The class Differential Equation will focus this semester on dynamical systems techniques in the theory of differential equations. We will cover local existence and uniqueness, systems of linear equations, stability of equilibrium points of nonlinear equations, bifurcations, the Poincaré-Bendixon theorem, chaos, and, if time allows, a selection of perturbation techniques and data-driven methods.
There are several very good modern textbooks on the topic. I will base the general structure of the course roughly on parts of the book by Verhulst, but link to chapters in Teschl’s book as much as possible, as this is the only book that appears to be legally and freely available.

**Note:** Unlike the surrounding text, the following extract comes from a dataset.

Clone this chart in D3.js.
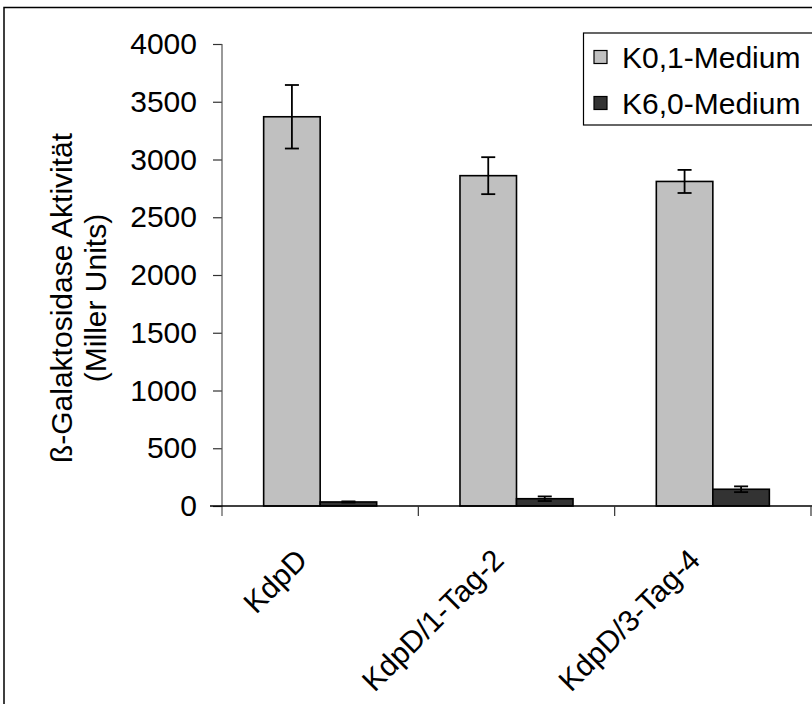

Introduction, contraction mapping theorem (see, e.g., Teschl, Section 2.1)
Fundamental existence and uniqueness theorem (e.g. Teschl, Section 2.2), basic examples of the type \(\dot x = x^\alpha\) for different values of \(\alpha\)
Solutions for scalar first-order equations via an integrating factor, separable equations (e.g. Teschl, Section 1.3 and start of Section 1.4, but with different examples); energy estimate to prove continuous dependence on the initial data
Autonomous equations: equilibrium points and linearization; Solution of linear constant-coefficient equations via the matrix exponential (e.g. Teschl, Section 3.1)
Discussion of Exercise Sheet 1